**Task description**
Nothing but the lines from the one containing "Recreate this image as a component" down to the one containing "const xTitle = 'Procentai'", both included, should be echoed, and each exactly as it stands.

**Charts and diagrams as code**
╭──

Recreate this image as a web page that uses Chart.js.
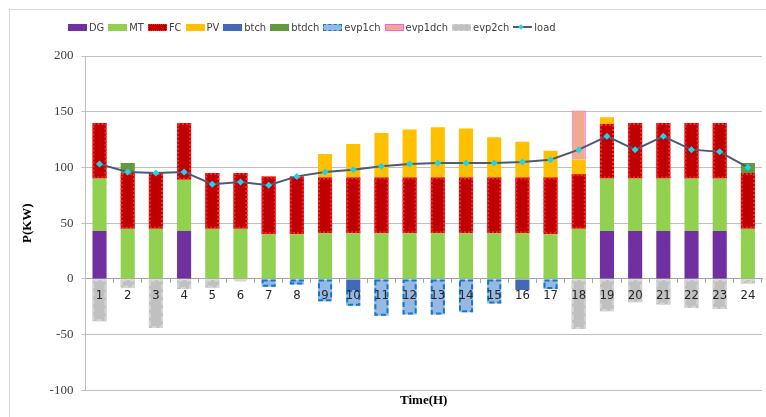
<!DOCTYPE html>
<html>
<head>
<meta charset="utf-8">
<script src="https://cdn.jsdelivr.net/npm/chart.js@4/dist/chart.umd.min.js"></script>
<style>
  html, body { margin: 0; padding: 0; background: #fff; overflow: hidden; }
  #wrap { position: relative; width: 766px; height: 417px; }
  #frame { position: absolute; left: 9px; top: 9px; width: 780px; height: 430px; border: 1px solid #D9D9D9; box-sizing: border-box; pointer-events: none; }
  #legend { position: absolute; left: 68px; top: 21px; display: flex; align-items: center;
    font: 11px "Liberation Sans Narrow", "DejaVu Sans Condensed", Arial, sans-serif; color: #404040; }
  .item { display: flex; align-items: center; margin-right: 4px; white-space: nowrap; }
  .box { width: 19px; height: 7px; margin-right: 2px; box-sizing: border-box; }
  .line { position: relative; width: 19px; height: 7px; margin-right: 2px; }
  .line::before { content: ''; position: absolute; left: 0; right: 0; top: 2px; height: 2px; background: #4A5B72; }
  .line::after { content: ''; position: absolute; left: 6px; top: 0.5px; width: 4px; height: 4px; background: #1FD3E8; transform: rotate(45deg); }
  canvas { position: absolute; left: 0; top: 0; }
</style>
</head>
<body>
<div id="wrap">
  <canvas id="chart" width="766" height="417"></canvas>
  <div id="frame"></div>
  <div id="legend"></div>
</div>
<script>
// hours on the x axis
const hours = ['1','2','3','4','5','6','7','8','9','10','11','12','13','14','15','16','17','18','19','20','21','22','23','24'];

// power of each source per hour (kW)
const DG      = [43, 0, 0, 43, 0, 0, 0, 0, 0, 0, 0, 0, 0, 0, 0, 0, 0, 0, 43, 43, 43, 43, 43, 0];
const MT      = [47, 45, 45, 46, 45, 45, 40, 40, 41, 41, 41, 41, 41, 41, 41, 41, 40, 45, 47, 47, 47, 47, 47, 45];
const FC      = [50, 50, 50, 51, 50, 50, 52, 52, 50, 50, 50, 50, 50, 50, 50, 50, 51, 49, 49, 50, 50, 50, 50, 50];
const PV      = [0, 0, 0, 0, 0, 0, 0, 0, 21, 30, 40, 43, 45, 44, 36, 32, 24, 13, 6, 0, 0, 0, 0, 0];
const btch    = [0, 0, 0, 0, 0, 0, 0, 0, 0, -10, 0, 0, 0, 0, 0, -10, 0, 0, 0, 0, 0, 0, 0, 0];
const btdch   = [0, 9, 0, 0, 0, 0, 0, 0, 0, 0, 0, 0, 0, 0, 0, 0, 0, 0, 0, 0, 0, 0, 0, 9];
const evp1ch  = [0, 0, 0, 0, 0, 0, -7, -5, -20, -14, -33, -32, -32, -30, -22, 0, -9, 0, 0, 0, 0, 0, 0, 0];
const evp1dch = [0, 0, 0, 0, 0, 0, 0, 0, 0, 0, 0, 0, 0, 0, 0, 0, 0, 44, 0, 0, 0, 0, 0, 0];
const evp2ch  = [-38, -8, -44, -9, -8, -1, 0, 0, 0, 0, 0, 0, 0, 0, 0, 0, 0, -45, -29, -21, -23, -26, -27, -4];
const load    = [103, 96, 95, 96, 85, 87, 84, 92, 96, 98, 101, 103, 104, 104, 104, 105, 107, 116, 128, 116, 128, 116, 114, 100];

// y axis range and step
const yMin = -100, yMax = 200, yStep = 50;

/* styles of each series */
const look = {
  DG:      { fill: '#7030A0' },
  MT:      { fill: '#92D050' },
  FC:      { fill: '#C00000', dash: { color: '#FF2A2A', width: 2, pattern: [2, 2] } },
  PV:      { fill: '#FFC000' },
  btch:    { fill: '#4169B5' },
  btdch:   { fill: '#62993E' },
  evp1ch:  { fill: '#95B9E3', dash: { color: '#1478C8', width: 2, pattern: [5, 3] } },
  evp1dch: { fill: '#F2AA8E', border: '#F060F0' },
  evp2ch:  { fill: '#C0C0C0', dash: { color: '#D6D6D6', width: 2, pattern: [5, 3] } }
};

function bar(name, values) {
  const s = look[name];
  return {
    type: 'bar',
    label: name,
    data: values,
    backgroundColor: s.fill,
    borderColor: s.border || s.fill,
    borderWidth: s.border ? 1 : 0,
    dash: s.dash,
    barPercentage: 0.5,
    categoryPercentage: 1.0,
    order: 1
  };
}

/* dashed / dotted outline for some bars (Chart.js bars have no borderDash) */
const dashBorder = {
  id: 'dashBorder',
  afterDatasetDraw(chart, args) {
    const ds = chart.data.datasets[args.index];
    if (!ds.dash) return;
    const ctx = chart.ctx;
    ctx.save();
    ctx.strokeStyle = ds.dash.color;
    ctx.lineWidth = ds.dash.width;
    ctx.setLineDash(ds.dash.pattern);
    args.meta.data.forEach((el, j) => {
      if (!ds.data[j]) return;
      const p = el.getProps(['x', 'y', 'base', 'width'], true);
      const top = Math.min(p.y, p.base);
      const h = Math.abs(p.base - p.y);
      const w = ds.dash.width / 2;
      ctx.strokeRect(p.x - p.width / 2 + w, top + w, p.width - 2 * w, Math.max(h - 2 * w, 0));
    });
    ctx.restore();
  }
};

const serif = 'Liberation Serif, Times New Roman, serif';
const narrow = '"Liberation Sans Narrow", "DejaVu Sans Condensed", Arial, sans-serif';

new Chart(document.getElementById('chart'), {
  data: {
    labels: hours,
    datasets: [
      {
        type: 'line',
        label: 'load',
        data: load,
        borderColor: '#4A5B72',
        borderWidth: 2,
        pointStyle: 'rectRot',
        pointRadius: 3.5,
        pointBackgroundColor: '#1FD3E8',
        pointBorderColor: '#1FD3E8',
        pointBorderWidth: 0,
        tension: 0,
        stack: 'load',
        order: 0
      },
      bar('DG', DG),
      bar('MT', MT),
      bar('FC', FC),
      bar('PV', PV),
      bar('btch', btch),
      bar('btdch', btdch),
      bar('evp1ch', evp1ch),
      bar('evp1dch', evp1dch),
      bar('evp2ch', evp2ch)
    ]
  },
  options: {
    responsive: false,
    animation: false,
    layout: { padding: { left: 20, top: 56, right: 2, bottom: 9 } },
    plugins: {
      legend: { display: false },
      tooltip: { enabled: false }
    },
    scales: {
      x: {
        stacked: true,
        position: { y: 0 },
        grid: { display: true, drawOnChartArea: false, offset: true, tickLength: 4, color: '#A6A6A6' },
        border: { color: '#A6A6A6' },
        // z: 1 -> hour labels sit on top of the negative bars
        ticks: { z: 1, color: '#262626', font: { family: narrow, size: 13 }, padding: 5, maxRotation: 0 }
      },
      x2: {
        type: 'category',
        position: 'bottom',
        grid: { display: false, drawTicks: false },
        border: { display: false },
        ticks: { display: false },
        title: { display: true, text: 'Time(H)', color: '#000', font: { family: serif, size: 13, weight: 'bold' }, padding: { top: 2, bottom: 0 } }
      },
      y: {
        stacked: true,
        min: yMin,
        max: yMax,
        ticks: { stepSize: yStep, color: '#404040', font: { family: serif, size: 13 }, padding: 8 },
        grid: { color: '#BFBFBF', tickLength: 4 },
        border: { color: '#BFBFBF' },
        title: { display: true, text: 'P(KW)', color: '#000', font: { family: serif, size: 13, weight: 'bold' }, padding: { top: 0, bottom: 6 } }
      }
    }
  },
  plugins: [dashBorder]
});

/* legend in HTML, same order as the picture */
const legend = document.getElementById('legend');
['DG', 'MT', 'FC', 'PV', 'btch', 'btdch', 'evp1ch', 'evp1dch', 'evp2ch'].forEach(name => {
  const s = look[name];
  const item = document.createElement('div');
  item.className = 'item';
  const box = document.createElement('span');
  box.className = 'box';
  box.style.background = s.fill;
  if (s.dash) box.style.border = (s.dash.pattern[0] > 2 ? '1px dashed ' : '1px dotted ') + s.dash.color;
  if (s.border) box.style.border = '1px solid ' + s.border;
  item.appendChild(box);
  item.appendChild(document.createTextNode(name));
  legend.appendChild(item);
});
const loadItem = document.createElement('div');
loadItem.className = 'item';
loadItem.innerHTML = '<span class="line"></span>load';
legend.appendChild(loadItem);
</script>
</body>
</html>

╰──
╭──

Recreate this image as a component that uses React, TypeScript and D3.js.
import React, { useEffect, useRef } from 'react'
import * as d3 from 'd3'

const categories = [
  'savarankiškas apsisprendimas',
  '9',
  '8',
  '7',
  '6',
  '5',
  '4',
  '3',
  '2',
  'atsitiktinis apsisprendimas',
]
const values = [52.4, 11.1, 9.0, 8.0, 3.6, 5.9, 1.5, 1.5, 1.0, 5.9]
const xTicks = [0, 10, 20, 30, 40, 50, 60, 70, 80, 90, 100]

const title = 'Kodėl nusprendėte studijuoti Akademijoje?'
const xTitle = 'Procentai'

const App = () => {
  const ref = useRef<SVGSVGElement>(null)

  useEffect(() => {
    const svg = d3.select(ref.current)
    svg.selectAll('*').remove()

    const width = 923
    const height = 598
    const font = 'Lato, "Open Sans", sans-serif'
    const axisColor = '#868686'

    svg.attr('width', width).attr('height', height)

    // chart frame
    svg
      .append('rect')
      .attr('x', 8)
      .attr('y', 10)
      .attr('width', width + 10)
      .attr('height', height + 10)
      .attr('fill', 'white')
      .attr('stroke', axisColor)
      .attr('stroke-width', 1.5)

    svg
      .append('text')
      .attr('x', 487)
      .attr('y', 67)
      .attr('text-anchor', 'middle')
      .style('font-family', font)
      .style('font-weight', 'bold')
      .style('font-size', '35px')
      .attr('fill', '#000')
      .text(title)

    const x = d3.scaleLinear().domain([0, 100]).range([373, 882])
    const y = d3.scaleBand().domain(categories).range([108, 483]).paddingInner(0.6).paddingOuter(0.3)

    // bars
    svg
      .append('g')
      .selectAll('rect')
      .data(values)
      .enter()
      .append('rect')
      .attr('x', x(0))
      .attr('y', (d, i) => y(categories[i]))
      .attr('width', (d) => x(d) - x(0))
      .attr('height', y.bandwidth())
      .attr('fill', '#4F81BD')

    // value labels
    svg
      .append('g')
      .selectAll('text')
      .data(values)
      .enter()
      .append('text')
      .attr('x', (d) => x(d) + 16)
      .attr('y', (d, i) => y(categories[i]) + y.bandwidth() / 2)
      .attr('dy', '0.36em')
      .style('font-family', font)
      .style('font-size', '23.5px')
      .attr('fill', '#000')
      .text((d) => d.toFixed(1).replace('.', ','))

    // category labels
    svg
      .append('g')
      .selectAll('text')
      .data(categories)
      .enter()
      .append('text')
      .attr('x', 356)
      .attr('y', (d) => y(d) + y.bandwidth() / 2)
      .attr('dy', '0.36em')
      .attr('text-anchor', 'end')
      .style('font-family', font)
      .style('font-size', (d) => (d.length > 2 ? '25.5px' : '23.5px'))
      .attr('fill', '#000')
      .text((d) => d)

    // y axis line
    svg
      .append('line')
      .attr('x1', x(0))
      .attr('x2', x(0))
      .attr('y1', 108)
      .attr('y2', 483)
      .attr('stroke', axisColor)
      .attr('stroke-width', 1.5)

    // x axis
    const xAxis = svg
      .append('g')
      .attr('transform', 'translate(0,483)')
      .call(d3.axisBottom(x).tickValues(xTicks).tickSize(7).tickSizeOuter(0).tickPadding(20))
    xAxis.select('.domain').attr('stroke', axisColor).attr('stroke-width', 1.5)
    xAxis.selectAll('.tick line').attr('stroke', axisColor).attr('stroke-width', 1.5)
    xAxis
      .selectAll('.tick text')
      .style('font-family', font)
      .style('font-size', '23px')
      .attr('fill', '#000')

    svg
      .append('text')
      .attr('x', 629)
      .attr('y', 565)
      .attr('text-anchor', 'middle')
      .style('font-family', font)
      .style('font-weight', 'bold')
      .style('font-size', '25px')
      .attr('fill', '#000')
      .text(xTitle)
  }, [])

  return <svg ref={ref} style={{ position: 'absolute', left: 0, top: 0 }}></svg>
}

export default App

╰──

**Finished answer**
Recreate this image as a component that uses React, TypeScript and D3.js.
import React, { useEffect, useRef } from 'react'
import * as d3 from 'd3'

const categories = [
  'savarankiškas apsisprendimas',
  '9',
  '8',
  '7',
  '6',
  '5',
  '4',
  '3',
  '2',
  'atsitiktinis apsisprendimas',
]
const values = [52.4, 11.1, 9.0, 8.0, 3.6, 5.9, 1.5, 1.5, 1.0, 5.9]
const xTicks = [0, 10, 20, 30, 40, 50, 60, 70, 80, 90, 100]

const title = 'Kodėl nusprendėte studijuoti Akademijoje?'
const xTitle = 'Procentai'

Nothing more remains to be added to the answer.